Compute the service time distribution probabilities

The service time distribution probabilities are given as follows: \(P_1 = \frac{1}{4}\), \(P_2 = \frac{1}{2}\), and \(P_3 = \frac{1}{4}\) Let's calculate the mean of the service time distribution: \(E[S] = 1 \cdot P_1 + 2 \cdot P_2 + 3 \cdot P_3 = 1 \cdot \frac{1}{4} + 2 \cdot \frac{1}{2} + 3 \cdot \frac{1}{4} = \frac{1}{4} + 1 + \frac{3}{4} = 2\) The variance of the service time distribution can be found by: \(Var(S) = E[S^2] - (E[S])^2\) Now let's calculate the mean of the square service time distribution: \(E[S^2] = 1^2 \cdot P_1 + 2^2 \cdot P_2 + 3^2 \cdot P_3 = 1 \cdot \frac{1}{4} + 4 \cdot \frac{1}{2} + 9 \cdot \frac{1}{4} = \frac{1}{4} + 2 + \frac{9}{4} = \frac{14}{4} = \frac{7}{2}\) Now, we can compute the variance: \(Var(S) = E[S^2] - (E[S])^2 = \frac{7}{2} - 2^2 = \frac{7}{2} - 4 = \frac{1}{2}\)

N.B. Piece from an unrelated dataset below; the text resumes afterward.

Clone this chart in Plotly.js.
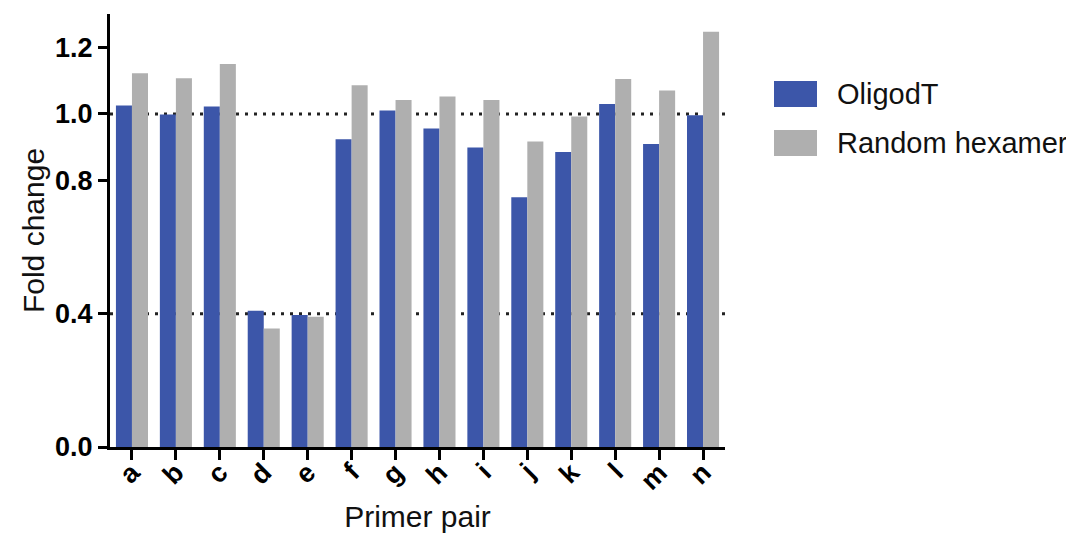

Calculate average customer delay in queue

With all necessary parameters calculated, we can now compute the average customer delay in queue using the M/G/1 queue formula: \(W_q = \frac{ρ \cdot Var(S)}{2 \cdot (1-ρ) \cdot (E[S])}\) Substitute the values we calculated previously: \(W_q = \frac{\frac{1}{5} \cdot \frac{1}{2}}{2 \cdot (1-\frac{1}{5}) \cdot 2} = \frac{\frac{1}{10}}{\frac{8}{5}}\) Simplifying and calculating the value: \(W_q = \frac{1}{10} \cdot \frac{5}{8} = \frac{1}{16}\) Therefore, the average customer delay in the queue is \(\frac{1}{16}\) hours.